TULSA — Bunkers on the PGA Tour tend to be hazards in name only. Gone are the days when bunkers were glorified sand boxes, when good lies were bonuses rather than the expectation.
Modern bunkers are pearly-white oases that offer players a blank canvas to do whatever they want with the ball. They’d much rather be there than the rough.
Except at this week’s PGA Championship.
Southern Hills’ bunkers caught players’ attention early this week. On Wednesday, Ian Poulter took to Instagram to shed some light on the difficulty caused by the very pebbly sand.
“You will see some shots out of bunkers this week which won’t have any spin due to the coarse fine gravel type sand,” he wrote. “You get tiny stones between ball and club face making it super inconsistent. Bunkers to be avoided at all cost. Even more so if you short side yourself.”
He also posted a photo of a clearly scuffed clubface, apparently the aftermath of one of those pebbles getting squished between a clubface and a golf ball.
We were warned, yes, but it was still rather jarring to see Tiger Woods send a pretty standard bunker shot on the par-4 fourth—53 feet from the hole with plenty of green to work with—clean over the green. He caught another one way too clean from a decent spot on the par-3 eighth, leading to another bogey.

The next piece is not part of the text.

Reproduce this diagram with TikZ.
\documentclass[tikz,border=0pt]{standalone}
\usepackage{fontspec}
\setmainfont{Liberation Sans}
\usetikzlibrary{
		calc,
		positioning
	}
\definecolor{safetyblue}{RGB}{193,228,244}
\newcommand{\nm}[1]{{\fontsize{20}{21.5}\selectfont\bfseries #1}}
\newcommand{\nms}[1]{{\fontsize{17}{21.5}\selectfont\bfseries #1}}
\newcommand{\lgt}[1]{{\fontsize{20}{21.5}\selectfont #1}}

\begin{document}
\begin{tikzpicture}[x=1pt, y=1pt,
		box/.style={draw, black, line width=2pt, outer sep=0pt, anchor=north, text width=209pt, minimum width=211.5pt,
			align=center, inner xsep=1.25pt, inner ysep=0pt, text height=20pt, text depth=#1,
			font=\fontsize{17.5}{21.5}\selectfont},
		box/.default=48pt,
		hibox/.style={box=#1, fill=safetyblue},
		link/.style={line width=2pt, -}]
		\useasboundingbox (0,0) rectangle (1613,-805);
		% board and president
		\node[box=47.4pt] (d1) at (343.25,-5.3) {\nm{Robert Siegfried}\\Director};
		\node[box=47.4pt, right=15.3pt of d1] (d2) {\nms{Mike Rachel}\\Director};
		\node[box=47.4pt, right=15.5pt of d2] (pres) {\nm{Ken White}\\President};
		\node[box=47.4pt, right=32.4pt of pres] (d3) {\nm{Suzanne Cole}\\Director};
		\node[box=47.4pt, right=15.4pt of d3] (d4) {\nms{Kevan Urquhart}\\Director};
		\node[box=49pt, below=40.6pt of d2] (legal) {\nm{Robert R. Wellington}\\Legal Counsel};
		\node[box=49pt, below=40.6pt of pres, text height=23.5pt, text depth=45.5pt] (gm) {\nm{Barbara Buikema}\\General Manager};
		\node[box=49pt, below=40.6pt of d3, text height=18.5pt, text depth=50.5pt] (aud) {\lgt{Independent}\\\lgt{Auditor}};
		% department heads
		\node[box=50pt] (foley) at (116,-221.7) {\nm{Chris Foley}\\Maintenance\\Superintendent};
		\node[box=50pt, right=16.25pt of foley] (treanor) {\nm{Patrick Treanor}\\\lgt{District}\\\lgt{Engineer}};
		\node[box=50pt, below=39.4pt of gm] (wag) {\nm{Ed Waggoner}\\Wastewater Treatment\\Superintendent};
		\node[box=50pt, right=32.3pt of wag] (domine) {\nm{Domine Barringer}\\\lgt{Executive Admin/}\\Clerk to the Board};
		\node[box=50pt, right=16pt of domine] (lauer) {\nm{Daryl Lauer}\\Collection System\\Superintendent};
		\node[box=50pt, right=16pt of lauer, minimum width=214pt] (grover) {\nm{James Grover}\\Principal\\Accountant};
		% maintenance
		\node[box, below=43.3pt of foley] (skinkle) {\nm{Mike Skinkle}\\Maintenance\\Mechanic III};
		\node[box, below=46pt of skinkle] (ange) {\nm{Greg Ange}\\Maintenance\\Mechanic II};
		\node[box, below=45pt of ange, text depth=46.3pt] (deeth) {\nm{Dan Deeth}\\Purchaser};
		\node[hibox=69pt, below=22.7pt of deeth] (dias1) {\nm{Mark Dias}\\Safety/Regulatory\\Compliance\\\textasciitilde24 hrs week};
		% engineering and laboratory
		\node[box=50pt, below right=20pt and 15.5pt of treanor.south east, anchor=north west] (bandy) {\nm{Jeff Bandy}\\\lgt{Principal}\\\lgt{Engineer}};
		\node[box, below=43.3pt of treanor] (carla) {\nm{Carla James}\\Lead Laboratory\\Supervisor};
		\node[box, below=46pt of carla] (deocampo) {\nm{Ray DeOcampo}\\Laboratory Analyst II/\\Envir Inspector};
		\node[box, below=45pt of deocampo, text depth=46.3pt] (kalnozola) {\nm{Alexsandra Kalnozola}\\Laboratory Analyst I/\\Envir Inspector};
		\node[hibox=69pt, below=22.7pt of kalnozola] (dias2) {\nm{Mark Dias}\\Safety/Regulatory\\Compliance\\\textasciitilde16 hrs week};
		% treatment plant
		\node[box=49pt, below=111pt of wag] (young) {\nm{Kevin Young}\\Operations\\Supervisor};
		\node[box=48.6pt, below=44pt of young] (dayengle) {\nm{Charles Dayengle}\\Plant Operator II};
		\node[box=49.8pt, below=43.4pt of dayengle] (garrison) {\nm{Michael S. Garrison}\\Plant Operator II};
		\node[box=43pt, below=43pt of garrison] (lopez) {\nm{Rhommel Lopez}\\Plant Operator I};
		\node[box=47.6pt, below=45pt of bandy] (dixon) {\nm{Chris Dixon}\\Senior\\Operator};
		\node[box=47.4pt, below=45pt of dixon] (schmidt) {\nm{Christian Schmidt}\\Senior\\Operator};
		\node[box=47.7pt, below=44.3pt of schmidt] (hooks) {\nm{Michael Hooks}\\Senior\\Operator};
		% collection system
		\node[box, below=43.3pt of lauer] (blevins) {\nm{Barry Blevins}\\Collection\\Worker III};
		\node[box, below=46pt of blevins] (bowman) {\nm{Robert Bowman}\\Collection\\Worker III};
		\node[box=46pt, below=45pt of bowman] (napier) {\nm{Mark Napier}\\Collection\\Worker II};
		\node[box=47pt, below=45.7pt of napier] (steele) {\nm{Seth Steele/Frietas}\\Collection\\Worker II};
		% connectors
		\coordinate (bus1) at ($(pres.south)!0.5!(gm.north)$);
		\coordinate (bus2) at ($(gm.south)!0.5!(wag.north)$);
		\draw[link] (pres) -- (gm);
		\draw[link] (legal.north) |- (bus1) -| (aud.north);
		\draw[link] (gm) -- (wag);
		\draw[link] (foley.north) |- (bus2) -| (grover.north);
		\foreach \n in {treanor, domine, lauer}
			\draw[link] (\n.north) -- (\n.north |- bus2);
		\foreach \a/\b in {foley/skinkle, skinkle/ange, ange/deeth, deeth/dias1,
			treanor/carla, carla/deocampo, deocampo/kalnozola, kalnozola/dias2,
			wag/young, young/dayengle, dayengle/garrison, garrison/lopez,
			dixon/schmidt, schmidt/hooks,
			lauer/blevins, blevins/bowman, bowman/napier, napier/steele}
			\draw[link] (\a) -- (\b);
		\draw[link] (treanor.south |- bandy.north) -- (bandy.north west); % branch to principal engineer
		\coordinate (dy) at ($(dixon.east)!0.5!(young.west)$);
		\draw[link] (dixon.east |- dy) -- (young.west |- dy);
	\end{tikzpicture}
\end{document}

“All the bunker shots sort of came out hot,” Woods said after a four-over 74. He saved par just twice from six opportunities on Thursday. “The sand is a lot faster than I thought it would be. Kind of been that way all week, especially if you get up in the areas where it’s not raked. I had a couple of those balls where it was in those areas. It’s like, is there a lot of sand here, is there not, how should I play it?”
All of Southern Hills’ bunkers have been renovated since the 2007 PGA Championship here, which Woods won. The saucer-like, Augusta-esque bunkers have been replaced with sprawling old-school traps whose shape almost resemble a blob of slime. But the sand is the same—on the ESPN broadcast, Jane Crafter said Gil Hanse, who oversaw the restoration project that finished in 2019, told her they took the sand out of the bunkers before recrafting them, then returned the same sand after completion.

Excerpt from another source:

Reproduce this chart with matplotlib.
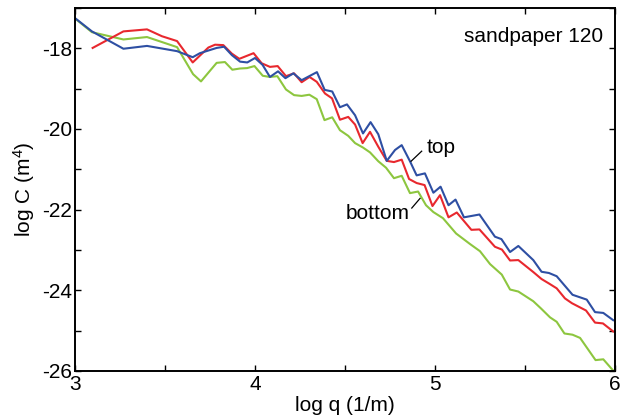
import matplotlib
matplotlib.use("Agg")
import matplotlib.pyplot as plt

plt.rcParams['font.family'] = ['Liberation Sans', 'DejaVu Sans']
plt.rcParams['mathtext.fontset'] = 'custom'
plt.rcParams['mathtext.rm'] = 'Liberation Sans'
plt.rcParams['mathtext.it'] = 'Liberation Sans:italic'

# ---- data (log q in 1/m, log C in m^4) ----
top_q = [3.000, 3.094, 3.269, 3.400, 3.567, 3.654, 3.694, 3.787, 3.828, 3.872,
         3.917, 3.957, 4.000, 4.042, 4.083, 4.128, 4.169, 4.213, 4.259, 4.344,
         4.387, 4.429, 4.472, 4.511, 4.556, 4.600, 4.642, 4.685, 4.732, 4.778,
         4.815, 4.861, 4.898, 4.944, 4.991, 5.031, 5.075, 5.114, 5.161, 5.247,
         5.333, 5.369, 5.417, 5.463, 5.546, 5.592, 5.633, 5.676, 5.764, 5.843,
         5.889, 5.935, 5.990]
top_C = [-17.25, -17.58, -18.01, -17.94, -18.07, -18.22, -18.12, -17.99, -17.96, -18.17,
         -18.33, -18.35, -18.24, -18.41, -18.71, -18.57, -18.74, -18.62, -18.79, -18.59,
         -19.03, -19.07, -19.46, -19.39, -19.66, -20.11, -19.83, -20.13, -20.79, -20.52,
         -20.40, -20.80, -21.15, -21.10, -21.58, -21.43, -21.89, -21.75, -22.19, -22.12,
         -22.67, -22.73, -23.05, -22.90, -23.25, -23.54, -23.57, -23.65, -24.11, -24.23,
         -24.54, -24.56, -24.74]

mid_q = [3.098, 3.269, 3.400, 3.483, 3.567, 3.654, 3.741, 3.778, 3.824, 3.871,
         3.913, 3.992, 4.037, 4.083, 4.126, 4.172, 4.217, 4.259, 4.303, 4.343,
         4.389, 4.428, 4.472, 4.518, 4.556, 4.598, 4.639, 4.685, 4.732, 4.772,
         4.815, 4.856, 4.898, 4.942, 4.986, 5.028, 5.075, 5.121, 5.202, 5.247,
         5.333, 5.372, 5.417, 5.463, 5.547, 5.592, 5.633, 5.676, 5.722, 5.761,
         5.839, 5.889, 5.933, 5.990]
mid_C = [-17.99, -17.58, -17.53, -17.70, -17.82, -18.35, -17.98, -17.91, -17.92, -18.13,
         -18.26, -18.12, -18.37, -18.46, -18.44, -18.69, -18.62, -18.84, -18.71, -18.83,
         -19.12, -19.24, -19.77, -19.70, -19.89, -20.35, -20.07, -20.44, -20.79, -20.82,
         -20.76, -21.24, -21.34, -21.39, -21.91, -21.64, -22.19, -22.07, -22.50, -22.49,
         -22.92, -22.99, -23.26, -23.25, -23.55, -23.72, -23.83, -23.95, -24.20, -24.32,
         -24.50, -24.80, -24.82, -25.02]

bot_q = [3.000, 3.094, 3.269, 3.400, 3.567, 3.656, 3.700, 3.787, 3.833, 3.874,
         3.917, 3.956, 3.997, 4.043, 4.083, 4.124, 4.172, 4.217, 4.259, 4.302,
         4.343, 4.386, 4.429, 4.472, 4.518, 4.556, 4.600, 4.639, 4.685, 4.728,
         4.772, 4.815, 4.861, 4.906, 4.950, 4.991, 5.044, 5.117, 5.194, 5.250,
         5.306, 5.371, 5.417, 5.463, 5.546, 5.589, 5.639, 5.676, 5.719, 5.764,
         5.806, 5.892, 5.935, 5.990]
bot_C = [-17.26, -17.60, -17.78, -17.72, -17.97, -18.64, -18.82, -18.36, -18.34, -18.53,
         -18.50, -18.49, -18.44, -18.68, -18.71, -18.69, -19.02, -19.16, -19.18, -19.15,
         -19.26, -19.78, -19.71, -20.03, -20.17, -20.35, -20.46, -20.58, -20.80, -20.96,
         -21.22, -21.16, -21.59, -21.55, -21.89, -22.06, -22.21, -22.59, -22.85, -23.03,
         -23.35, -23.61, -23.98, -24.03, -24.27, -24.45, -24.67, -24.78, -25.07, -25.10,
         -25.18, -25.73, -25.71, -25.99]

x_ticks = [3, 4, 5, 6]
y_ticks = [-26, -24, -22, -20, -18]

fig = plt.figure(figsize=(6.32, 4.16), dpi=100)
ax = fig.add_axes([75/632, 1-371/416, 540/632, 363/416])

ax.plot(bot_q, bot_C, color='#8DC63F', lw=1.5)
ax.plot(mid_q, mid_C, color='#E8282E', lw=1.5)
ax.plot(top_q, top_C, color='#2E4FA3', lw=1.5)

ax.set_xlim(3, 6)
ax.set_ylim(-26, -17)
ax.set_xticks(x_ticks)
ax.set_xticklabels([str(t) for t in x_ticks])
ax.set_yticks(y_ticks)
ax.set_yticklabels([str(t) for t in y_ticks])
ax.set_xticks([3.5, 4.5, 5.5], minor=True)
ax.set_yticks([-25, -23, -21, -19, -17], minor=True)
ax.tick_params(which='both', direction='in', top=True, right=True,
               length=4, width=1.0, labelsize=15)
ax.tick_params(axis='y', pad=2)
ax.tick_params(axis='x', pad=3)
for s in ax.spines.values():
    s.set_linewidth(1.4)

ax.set_xlabel('log q (1/m)', fontsize=15, labelpad=1)
ax.set_ylabel('log C (m$^{4}$)', fontsize=15, labelpad=4)

ax.text(5.933, -17.70, 'sandpaper 120', fontsize=15, ha='right', va='center')
ax.text(4.955, -20.47, 'top', fontsize=15, ha='left', va='center')
ax.plot([4.867, 4.926], [-20.80, -20.55], color='black', lw=0.9)
ax.text(4.861, -22.09, 'bottom', fontsize=15, ha='right', va='center')
ax.plot([4.871, 4.917], [-21.96, -21.72], color='black', lw=0.9)

fig.savefig('out.png', dpi=100)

Matt Fitzpatrick knew he was in for a different test this week early on and tweaked his gear accordingly.
“I didn’t feel like there was a lot of sand in the bunkers,” he said after a 68. “Obviously, you miss a green, there’s not really any rough to speak of. It’s more all fairways. I changed wedges this week and put in much lower bounce, and I figured with the way the sand was, that kind of also helps because it’s pretty firm.”
Justin Thomas couldn’t get comfortable in the sand on Thursday but still managed a three-under 67.

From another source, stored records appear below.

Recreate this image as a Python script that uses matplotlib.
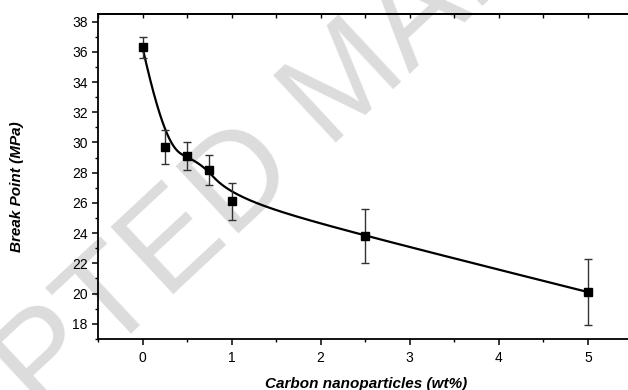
import matplotlib
matplotlib.use("Agg")
import matplotlib.pyplot as plt
import numpy as np
from matplotlib.ticker import MultipleLocator

# carbon nanoparticle loading vs break point
loading = [0, 0.25, 0.5, 0.75, 1, 2.5, 5]
break_point = [36.3, 29.7, 29.1, 28.2, 26.1, 23.8, 20.1]
break_err = [0.7, 1.1, 0.9, 1.0, 1.2, 1.8, 2.2]


def bspline_basis(u, knots, k):
    # Cox-de Boor recursion, returns (len(u), n_ctrl) matrix
    nk = len(knots)
    B = np.zeros((len(u), nk - 1))
    for j in range(nk - 1):
        B[:, j] = (u >= knots[j]) & (u < knots[j + 1])
    B[u == knots[-1], nk - k - 2] = 1.0
    for d in range(1, k + 1):
        Bn = np.zeros((len(u), nk - 1 - d))
        for j in range(nk - 1 - d):
            den = knots[j + d] - knots[j]
            if den > 0:
                Bn[:, j] += (u - knots[j]) / den * B[:, j]
            den = knots[j + d + 1] - knots[j + 1]
            if den > 0:
                Bn[:, j] += (knots[j + d + 1] - u) / den * B[:, j + 1]
        B = Bn
    return B


# clamped cubic B-spline using the data points as control points
ctrl = np.column_stack([loading, break_point])
deg = 3
n_inner = len(ctrl) - deg
knots = np.concatenate([np.zeros(deg), np.arange(n_inner + 1), np.full(deg, n_inner)]).astype(float)
u = np.linspace(0, n_inner, 600)
curve = bspline_basis(u, knots, deg) @ ctrl

plt.rcParams['font.family'] = ['Liberation Sans', 'DejaVu Sans']

fig = plt.figure(figsize=(6.28, 3.90), dpi=100)
ax = fig.add_axes([0.156, 0.131, 0.844, 0.833])
ax.set_facecolor('none')

fig.text(0.554, 0.784, "ACCEPTED MANUSCRIPT", fontsize=96, color='#dcdcdc',
         rotation=43, rotation_mode='anchor', ha='center', va='center', zorder=-1)

ax.plot(curve[:, 0], curve[:, 1], color='black', lw=1.6, zorder=3)
ax.errorbar(loading, break_point, yerr=break_err, fmt='s', color='black',
            ecolor='#333333', elinewidth=1.0, capsize=2.8, capthick=1.0,
            markersize=5.3, zorder=4)

ax.set_xlim(-0.5, 5.45)
ax.set_ylim(17, 38.5)
ax.xaxis.set_minor_locator(MultipleLocator(0.5))
ax.yaxis.set_minor_locator(MultipleLocator(1))
ax.set_xticks([0, 1, 2, 3, 4, 5])
ax.set_yticks(np.arange(18, 39, 2))

for s in ['left', 'bottom', 'top']:
    ax.spines[s].set_linewidth(1.3)
ax.spines['right'].set_visible(False)

ax.tick_params(which='major', direction='out', length=4.5, width=1.1, labelsize=10, pad=3)
ax.tick_params(axis='x', which='major', pad=4)
ax.tick_params(which='minor', direction='out', length=2.5, width=1.0)
ax.tick_params(top=False, right=False, which='both')

top = ax.secondary_xaxis('top')
top.xaxis.set_major_locator(MultipleLocator(0.5))
top.tick_params(direction='in', length=3, width=1.0, labeltop=False)
top.spines['top'].set_linewidth(1.3)

ax.set_xlabel("Carbon nanoparticles (wt%)", fontsize=11, fontweight='bold',
              fontstyle='italic')
ax.set_ylabel("Break Point (MPa)", fontsize=11, fontweight='bold',
              fontstyle='italic')
ax.xaxis.set_label_coords(0.506, -0.117)
ax.yaxis.set_label_coords(-0.14, 0.47)

fig.savefig("out.png", dpi=100)
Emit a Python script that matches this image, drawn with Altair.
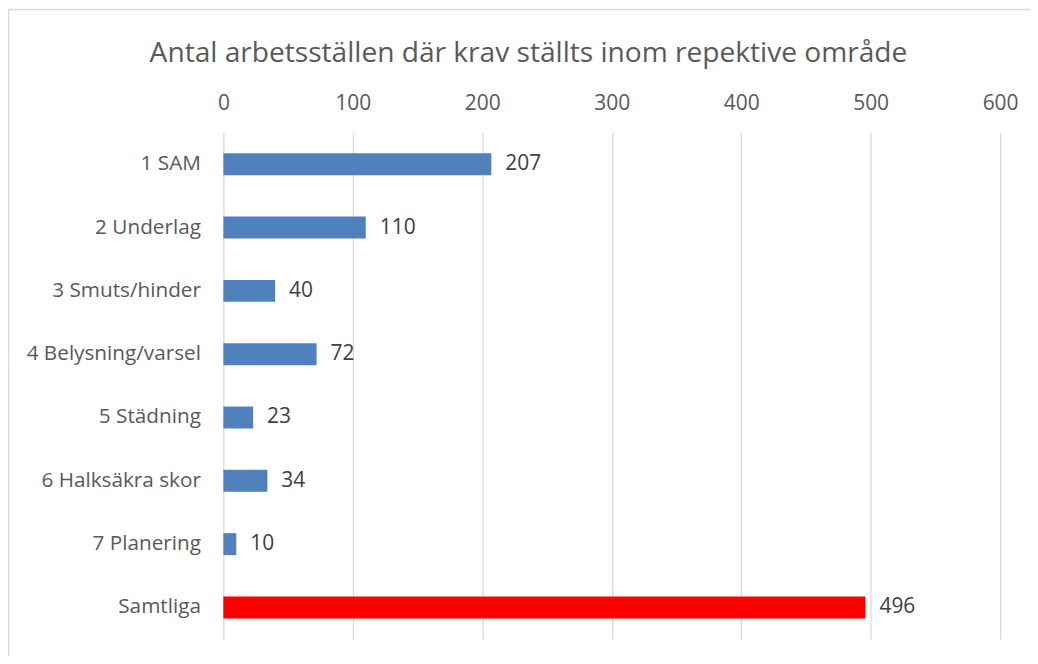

“It’s definitely the most challenging sand I’ve ever played in. First off, it’s not very consistent. Like, on 8 today, I told Bones [caddie Jim Mackay] it was wild, like my left foot when I was kind of digging in, it was like a little bare. And then my right foot was pretty good, like normal, and under my ball was like hitting off this,” he said, pointing at the lectern he was standing on.
“Some of them have no sand; some of them are good sand, whatever it is. But then when you do, it’s very pebbly, and sometimes you can kind of get them between the face and the ball and just see them shoot up and off-line. I’m sure you’ve seen from watching the coverage, it’s really difficult to get spin, basically impossible. Some of those bunker shots that are generally pretty easy or guaranteed up-and-downs definitely is not the case this week.”
The pebbles aren’t just impacting bunker shots; they shoot out onto greens, forcing players to be extra diligent in clearing out their lines to avoid any of those dreaded bounces.
“There are definitely some pebbles in there,” said World No. 1 Scottie Scheffler, who shot 71 and was just 1-for-3 in sand saves. “I think where you see most of them is when people are hitting it out of the bunker and they end up on the green. …
“Bunkers aren’t supposed to be that easy to play out of. It’s frustrating for sure to get in there and have a pebble kind of shoot your ball off-line, something you can’t see. I shouldn’t be in too many bunkers, and I put myself in I guess three of them today, which is definitely not a place I want to be.”
Bunkers aren’t supposed to be that easy to play out of. It seems as if the world’s best golfer knows there’s a surefire way to avoid the uncertainty and inconsistency of the sand this week: simply don’t hit it there.